While recent hybrid work initiatives have resulted in improvements in total employee well-being, work-life balance, and performance in Singapore, only one in five (19 per cent) Singapore employees thought that their company was very prepared for a hybrid work future.
According to the Cisco Global Hybrid Work Study 2022, a global Cisco study of 28,000 employees from 27 countries, including over 1,000 respondents from Singapore, 76 per cent of Singapore workers feel their role can now be performed just as successfully remotely as in the office.
Singapore and indeed Asean workers believe that the future of work is hybrid. Nearly three-quarters of employees in Asean (72 per cent) say they want a combination of a remote and in-office hybrid working model in the future, compared to a fully remote (23 per cent) and fully in-office (five per cent) experience.
Improved employee wellbeing
More than 80 per cent of Singapore workers said that the ability to work from anywhere has made them happier, with hybrid work improving their total well-being.
Time not spent commuting has led to 82 per cent of Singapore respondents saying that they've saved money in the past year of hybrid work and 72 per cent getting physically fitter with more time to spend exercising.
But it is important to note that with teams being spread out over multiple locations and sometimes countries, issues like inclusivity and team building become essential to work on.
Trust and transparency to drive hybrid work
However, while both Singapore and Asean workers believe that the future of work is hybrid, not everything is rosy.
Unfortunately, more than six in 10 (65 per cent) of Asean respondents believe micromanaging behaviours had increased with hybrid and remote working. Trust from managers that employees can be productive has been a common and critical theme in their working experience.
Anupam Trehan, Senior Director, People & Communities, Cisco, APJC said:
"Trust has become a core tenet in our hybrid work normal, alongside flexibility, and empathetic leadership.
Our latest research indicates that more needs to be done to fully integrate hybrid work arrangements for employees, especially when it comes to building an inclusive culture powered by efficient technology infrastructure in this new world of hybrid working that employees clearly prefer.
Leaders and companies need to commit to actions that go a long way in retaining their people — listening, building trust, and leading with empathy, flexibility, and fairness."
Beyond management trust, issues like connectivity, networking problems, and security all need to be solved for hybrid work to be a success.
Seven out of 10 (70 per cent) respondents believe having connectivity issues regularly is career-limiting for remote workers.
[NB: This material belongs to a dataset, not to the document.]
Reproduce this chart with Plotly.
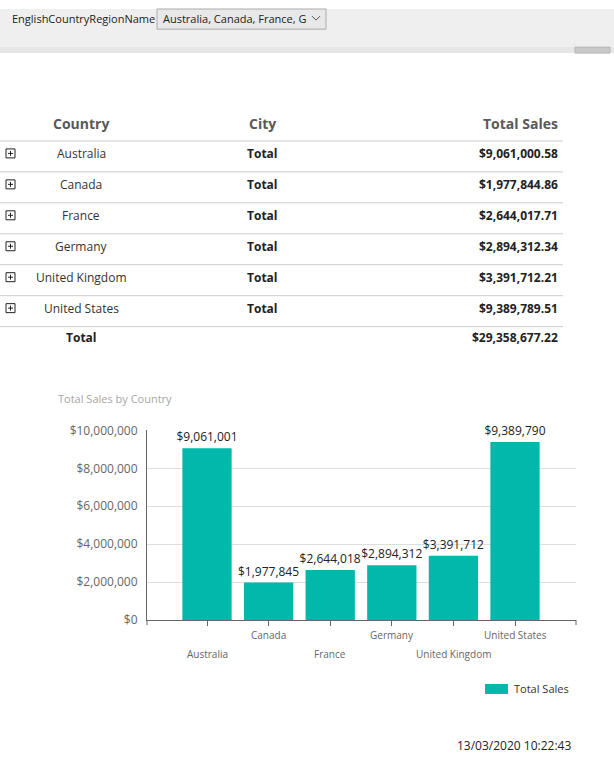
import plotly.graph_objects as go

# ---------------- data ----------------
countries = ["Australia", "Canada", "France", "Germany", "United Kingdom", "United States"]
total_sales = [9061000.58, 1977844.86, 2644017.71, 2894312.34, 3391712.21, 9389789.51]
grand_total = 29358677.22
table_headers = ["Country", "City", "Total Sales"]
city_label = "Total"
y_ticks = [0, 2000000, 4000000, 6000000, 8000000, 10000000]
param_name = "EnglishCountryRegionName"
param_value = "Australia, Canada, France, G"
chart_title = "Total Sales by Country"
series_name = "Total Sales"
timestamp = "13/03/2020 10:22:43"

W, H = 614, 770
FONT = "Segoe UI, Open Sans, sans-serif"
TEAL = "#01B8AA"
TOP_GRAY = "#EFEFEF"

# page photographed as (8px top offset + figure), squeezed to 770 rows
V_SCALE = 770 / 786
V_OFF = 8


def px(x):
    return x / W


def py(y):
    fy = y / V_SCALE - V_OFF
    return 1 - fy / H


shapes = []
annotations = []


def text(x, y, s, size=12, color="#333", bold=False, xanchor="center", family=FONT):
    annotations.append(dict(
        x=px(x), y=py(y), xref="paper", yref="paper", text=f"<b>{s}</b>" if bold else s,
        showarrow=False, xanchor=xanchor, yanchor="middle",
        font=dict(size=size, color=color, family=family)))


def rect(x0, y0, x1, y1, fill=None, line=None, lw=1, layer="below"):
    shapes.append(dict(type="rect", xref="paper", yref="paper",
                       x0=px(x0), x1=px(x1), y0=py(y1), y1=min(1.0, py(y0)),
                       fillcolor=fill if fill else "rgba(0,0,0,0)",
                       line=dict(color=line if line else "rgba(0,0,0,0)", width=lw if line else 0),
                       layer=layer))


def hline(x0, x1, y, color="#cccccc", w=1):
    shapes.append(dict(type="line", xref="paper", yref="paper",
                       x0=px(x0), x1=px(x1), y0=py(y), y1=py(y),
                       line=dict(color=color, width=w)))


# ---------------- parameter bar ----------------
rect(0, 0, W, 46, fill=TOP_GRAY)
rect(0, 46, W, 52, fill="#E6E6E6")
rect(575, 46, 610, 52, fill="#C9C9C9", line="#B5B5B5")
rect(157, 6, 326, 28, fill="#E8E8E8", line="#ABABAB")
text(10, 17, param_name, size=11, color="#222", xanchor="left")
text(161, 17, param_value, size=11, color="#222", xanchor="left")
shapes.append(dict(type="path", xref="paper", yref="paper",
                   path=f"M {px(312)},{py(15)} L {px(316)},{py(19)} L {px(320)},{py(15)}",
                   line=dict(color="#555", width=1)))

# ---------------- table ----------------
COL_COUNTRY, COL_CITY, COL_SALES = 81, 262, 560
text(COL_COUNTRY, 123, table_headers[0], size=14, color="#595959", bold=True)
text(COL_CITY, 123, table_headers[1], size=14, color="#595959", bold=True)
text(COL_SALES, 123, table_headers[2], size=14, color="#595959", bold=True, xanchor="right")
row_y0 = 140
row_h = 31
for i, (c, v) in enumerate(zip(countries, total_sales)):
    yl = row_y0 + i * row_h
    hline(0, 563, yl)
    yc = yl + 12.5
    rect(6, yc - 4.5, 15, yc + 4.5, line="#222", lw=1)
    shapes.append(dict(type="line", xref="paper", yref="paper", x0=px(8), x1=px(13), y0=py(yc), y1=py(yc),
                       line=dict(color="#222", width=1)))
    shapes.append(dict(type="line", xref="paper", yref="paper", x0=px(10.5), x1=px(10.5), y0=py(yc - 2.5),
                       y1=py(yc + 2.5), line=dict(color="#222", width=1)))
    text(COL_COUNTRY, yc, c, size=12, color="#333")
    text(COL_CITY, yc, city_label, size=12, color="#222", bold=True)
    text(COL_SALES, yc, f"${v:,.2f}", size=12, color="#222", bold=True, xanchor="right")
hline(0, 563, row_y0 + len(countries) * row_h)
text(COL_COUNTRY, 337, city_label, size=12, color="#222", bold=True)
text(COL_SALES, 337, f"${grand_total:,.2f}", size=12, color="#222", bold=True, xanchor="right")

# ---------------- chart ----------------
text(56, 398, chart_title, size=11, color="#A6A6A6", xanchor="left")

fig = go.Figure()
fig.add_trace(go.Bar(
    x=countries, y=total_sales, name=series_name,
    marker=dict(color=TEAL, line=dict(width=0)),
    width=0.8,
    texttemplate="%{y:$,.0f}", textposition="outside",
    textfont=dict(size=12, color="#222", family=FONT),
    cliponaxis=False, constraintext="none", showlegend=False,
))

for i, c in enumerate(countries):
    annotations.append(dict(x=c, xref="x", y=py(635 if i % 2 else 654), yref="paper", text=c,
                            showarrow=False, font=dict(size=10, color="#666", family=FONT),
                            xanchor="center", yanchor="middle"))

for xd in (0, 1):
    shapes.append(dict(type="line", xref="x domain", yref="paper", x0=xd, x1=xd,
                       y0=py(620), y1=py(625), line=dict(color="#666", width=1)))

rect(485, 684, 508, 694, fill=TEAL)
text(512, 689, series_name, size=11, color="#333", xanchor="left")

text(514, 746, timestamp, size=12, color="#222")

fig.update_layout(
    width=W, height=H, margin=dict(l=0, r=0, t=0, b=0),
    paper_bgcolor="white", plot_bgcolor="white",
    font=dict(family=FONT),
    shapes=shapes, annotations=annotations, showlegend=False,
    xaxis=dict(domain=[px(147), px(576)], type="category", categoryarray=countries,
               range=[-0.974, 5.99], showticklabels=False, ticks="outside", ticklen=5,
               tickcolor="#666", showline=True, linecolor="#666", linewidth=1, showgrid=False,
               zeroline=False, fixedrange=True),
    yaxis=dict(domain=[py(620), py(430)], range=[0, 10000000], tickvals=y_ticks,
               tickformat="$,.0f", tickfont=dict(size=12, color="#666", family=FONT),
               showline=True, linecolor="#666", linewidth=1, showgrid=True, gridcolor="#DDDDDD",
               zeroline=False, ticks="", ticklabelstandoff=6, fixedrange=True),
    bargap=0.2,
)

fig.write_html(
    "out.html", config={"displayModeBar": False},
    post_script=("document.body.style.margin='0';"
                 "document.documentElement.style.overflow='hidden';"
                 "document.documentElement.style.background="
                 "'linear-gradient(#EFEFEF 0px, #EFEFEF 30px, #ffffff 30px) no-repeat';"
                 "document.body.style.background='transparent';"),
)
As a result, 87per cent say networking infrastructure is essential for a seamless working from home experience.
But security is still a concern with Proofpoint saying that 44 per cent of chief information security officers (CISOs) in Singapore are seeing more targeted attacks in 2022 since enabling widespread remote working.
According to their latest 2022 Voice of the CISO report, CISOs in Singapore see cloud account compromise (e.g. Microsoft 365, Google Workspaces) as the second most significant threat targeting their organisation, with the adoption of hybrid working policies the more significant threat.
Even with a reported improvement in cyber preparedness, employee security awareness, and frequency of cyber training, 64 per cent of CISOs in Singapore have a higher risk perception of an imminent attack.
Ransomware is at the top of the threat list with 52 per cent of CISOs in Singapore revealing they had purchased cyber insurance and 48 per cent focusing on prevention over detection and response strategies.
Despite the rising stakes, however, a concerning 56 per cent of CISOs in Singapore admit they have no ransom payment policy in place.
Support from management into getting things working can ease concerns over hybrid working. And empowering workers with the right technology to enable hybrid work is critical to its long-term success.